Greg Scott

No. 96, 93
- Position: Defensive end

Personal information
- Born: October 2, 1979 (age 46) Franklin, Virginia, U.S.
- Height: 6 ft 4 in (1.93 m)
- Weight: 293 lb (133 kg)

Career information
- High school: Courtland (VA) Southampton
- College: Hampton
- NFL draft: 2002: 7th round, 234th overall pick

Career history
- Washington Redskins (2002); Cincinnati Bengals (2003–2004); Rhein Fire (2005); Grand Rapids Rampage (2006–2007);

Career NFL statistics
- Games played: 4
- Games started: 0
- Tackles: 0
- Sacks: 0
- Passes deflected: 0
- Stats at Pro Football Reference

Career Arena League statistics
- Tackles: 9
- Passes deflected: 2
- Stats at ArenaFan.com

= Greg Scott (American football) =

American football player (born 1979)

Gregory Scott (born October 2, 1979) is an American former professional football player who was a defensive end in the National Football League (NFL), NFL Europe, and Arena Football League (AFL).
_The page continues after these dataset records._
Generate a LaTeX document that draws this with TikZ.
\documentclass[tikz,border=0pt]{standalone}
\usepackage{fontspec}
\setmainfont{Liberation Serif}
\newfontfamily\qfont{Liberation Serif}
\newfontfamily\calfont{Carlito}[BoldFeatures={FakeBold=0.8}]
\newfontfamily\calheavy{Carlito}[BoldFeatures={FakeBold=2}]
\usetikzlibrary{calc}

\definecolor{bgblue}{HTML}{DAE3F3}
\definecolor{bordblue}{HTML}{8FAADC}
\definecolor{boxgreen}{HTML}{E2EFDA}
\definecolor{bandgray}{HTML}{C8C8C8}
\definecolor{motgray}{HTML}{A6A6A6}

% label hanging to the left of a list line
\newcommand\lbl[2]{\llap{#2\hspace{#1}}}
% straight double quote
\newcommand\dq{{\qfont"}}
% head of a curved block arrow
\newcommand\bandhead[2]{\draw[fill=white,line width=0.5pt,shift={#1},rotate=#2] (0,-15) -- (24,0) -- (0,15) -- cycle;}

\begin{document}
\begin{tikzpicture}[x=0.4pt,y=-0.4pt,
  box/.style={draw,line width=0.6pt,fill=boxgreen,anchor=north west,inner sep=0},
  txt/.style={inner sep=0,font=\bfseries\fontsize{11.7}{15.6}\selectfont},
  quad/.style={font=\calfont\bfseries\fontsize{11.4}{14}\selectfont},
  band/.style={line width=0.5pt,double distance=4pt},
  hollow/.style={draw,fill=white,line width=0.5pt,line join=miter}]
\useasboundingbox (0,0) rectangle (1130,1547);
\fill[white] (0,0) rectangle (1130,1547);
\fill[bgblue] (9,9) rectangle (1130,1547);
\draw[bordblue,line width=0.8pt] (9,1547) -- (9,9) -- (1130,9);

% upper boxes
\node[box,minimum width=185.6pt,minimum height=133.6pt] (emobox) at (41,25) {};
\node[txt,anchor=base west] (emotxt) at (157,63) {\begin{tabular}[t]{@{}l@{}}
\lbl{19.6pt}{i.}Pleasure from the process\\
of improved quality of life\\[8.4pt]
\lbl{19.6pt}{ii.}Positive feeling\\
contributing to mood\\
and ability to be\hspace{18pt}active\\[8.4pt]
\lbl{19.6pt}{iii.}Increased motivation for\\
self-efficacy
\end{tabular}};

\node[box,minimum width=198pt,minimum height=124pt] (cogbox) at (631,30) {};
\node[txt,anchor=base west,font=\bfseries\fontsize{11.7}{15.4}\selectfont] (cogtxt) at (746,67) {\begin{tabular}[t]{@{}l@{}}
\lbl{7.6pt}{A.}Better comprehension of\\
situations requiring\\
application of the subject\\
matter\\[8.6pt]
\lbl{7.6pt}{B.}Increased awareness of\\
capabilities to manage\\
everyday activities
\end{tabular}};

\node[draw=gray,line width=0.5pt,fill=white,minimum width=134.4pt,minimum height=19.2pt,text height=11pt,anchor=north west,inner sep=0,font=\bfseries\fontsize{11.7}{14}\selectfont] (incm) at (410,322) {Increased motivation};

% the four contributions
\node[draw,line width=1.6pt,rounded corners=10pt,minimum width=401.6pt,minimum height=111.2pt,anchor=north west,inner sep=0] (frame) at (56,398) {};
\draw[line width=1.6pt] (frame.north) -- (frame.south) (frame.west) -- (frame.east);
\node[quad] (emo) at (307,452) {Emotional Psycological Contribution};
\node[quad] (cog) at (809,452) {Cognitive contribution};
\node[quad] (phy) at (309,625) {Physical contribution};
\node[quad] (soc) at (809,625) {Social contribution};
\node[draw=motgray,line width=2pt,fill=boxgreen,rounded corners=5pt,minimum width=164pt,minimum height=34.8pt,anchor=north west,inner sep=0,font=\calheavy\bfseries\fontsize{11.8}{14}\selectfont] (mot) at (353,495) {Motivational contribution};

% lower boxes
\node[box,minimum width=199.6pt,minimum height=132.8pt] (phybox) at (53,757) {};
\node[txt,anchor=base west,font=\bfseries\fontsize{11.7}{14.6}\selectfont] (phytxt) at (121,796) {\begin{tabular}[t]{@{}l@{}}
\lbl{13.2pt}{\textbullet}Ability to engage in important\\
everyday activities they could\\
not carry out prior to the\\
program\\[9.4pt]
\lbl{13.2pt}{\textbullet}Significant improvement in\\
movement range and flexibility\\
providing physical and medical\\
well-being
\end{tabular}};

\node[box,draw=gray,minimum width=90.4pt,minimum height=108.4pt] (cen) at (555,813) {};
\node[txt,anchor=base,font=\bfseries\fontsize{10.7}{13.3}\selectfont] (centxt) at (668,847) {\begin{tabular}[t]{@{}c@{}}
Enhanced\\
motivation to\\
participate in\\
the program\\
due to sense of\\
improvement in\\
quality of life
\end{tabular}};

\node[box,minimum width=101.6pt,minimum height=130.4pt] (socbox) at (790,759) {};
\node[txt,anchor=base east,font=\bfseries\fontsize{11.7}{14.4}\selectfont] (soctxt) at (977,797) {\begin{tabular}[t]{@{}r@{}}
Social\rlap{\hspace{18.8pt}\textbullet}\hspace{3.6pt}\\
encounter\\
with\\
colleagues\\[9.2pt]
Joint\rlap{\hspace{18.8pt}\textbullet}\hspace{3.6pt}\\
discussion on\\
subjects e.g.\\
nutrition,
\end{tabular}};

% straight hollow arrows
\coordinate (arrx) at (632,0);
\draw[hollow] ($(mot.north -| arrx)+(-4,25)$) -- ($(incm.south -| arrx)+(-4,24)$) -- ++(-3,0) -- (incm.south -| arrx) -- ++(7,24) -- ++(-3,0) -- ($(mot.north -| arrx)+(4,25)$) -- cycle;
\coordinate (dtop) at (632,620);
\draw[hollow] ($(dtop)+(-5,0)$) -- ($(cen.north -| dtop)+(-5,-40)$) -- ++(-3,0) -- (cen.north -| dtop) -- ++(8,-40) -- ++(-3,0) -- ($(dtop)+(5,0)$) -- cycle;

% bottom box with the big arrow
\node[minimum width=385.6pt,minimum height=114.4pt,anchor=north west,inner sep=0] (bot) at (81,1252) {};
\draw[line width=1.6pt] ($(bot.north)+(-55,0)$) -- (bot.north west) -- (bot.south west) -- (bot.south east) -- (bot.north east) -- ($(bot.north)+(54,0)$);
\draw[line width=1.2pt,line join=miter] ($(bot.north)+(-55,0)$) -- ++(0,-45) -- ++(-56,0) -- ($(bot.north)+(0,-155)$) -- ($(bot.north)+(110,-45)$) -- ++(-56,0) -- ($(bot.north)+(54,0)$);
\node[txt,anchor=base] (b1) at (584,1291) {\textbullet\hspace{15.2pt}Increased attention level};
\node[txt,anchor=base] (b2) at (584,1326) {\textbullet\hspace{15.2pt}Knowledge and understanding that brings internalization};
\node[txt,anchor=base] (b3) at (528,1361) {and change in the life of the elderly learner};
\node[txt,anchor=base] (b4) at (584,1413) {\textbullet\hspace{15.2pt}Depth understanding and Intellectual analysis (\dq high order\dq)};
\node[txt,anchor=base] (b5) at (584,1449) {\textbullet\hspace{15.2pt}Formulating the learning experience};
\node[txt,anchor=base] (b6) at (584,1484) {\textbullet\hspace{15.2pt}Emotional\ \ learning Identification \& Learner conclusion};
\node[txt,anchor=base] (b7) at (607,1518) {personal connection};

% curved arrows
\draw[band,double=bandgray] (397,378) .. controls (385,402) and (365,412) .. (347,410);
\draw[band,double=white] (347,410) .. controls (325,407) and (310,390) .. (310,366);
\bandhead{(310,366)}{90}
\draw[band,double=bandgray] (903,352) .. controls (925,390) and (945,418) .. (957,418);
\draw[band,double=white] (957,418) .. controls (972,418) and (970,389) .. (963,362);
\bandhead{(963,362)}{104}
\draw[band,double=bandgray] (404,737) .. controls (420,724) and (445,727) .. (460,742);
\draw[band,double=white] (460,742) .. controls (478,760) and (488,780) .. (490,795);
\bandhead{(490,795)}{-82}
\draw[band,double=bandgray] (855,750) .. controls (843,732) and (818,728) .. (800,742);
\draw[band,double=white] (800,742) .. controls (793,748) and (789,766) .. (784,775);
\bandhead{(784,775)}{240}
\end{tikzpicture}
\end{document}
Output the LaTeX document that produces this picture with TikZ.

He played college football for the Hampton Pirates and was selected in the seventh round of the 2002 NFL draft. He played for the Washington Redskins (2002) and the Cincinnati Bengals (2003–2004). In 2005, he was allocated to the Rhein Fire of NFLE. He played two seasons for the AFL's Grand Rapids Rampage (2006–2007).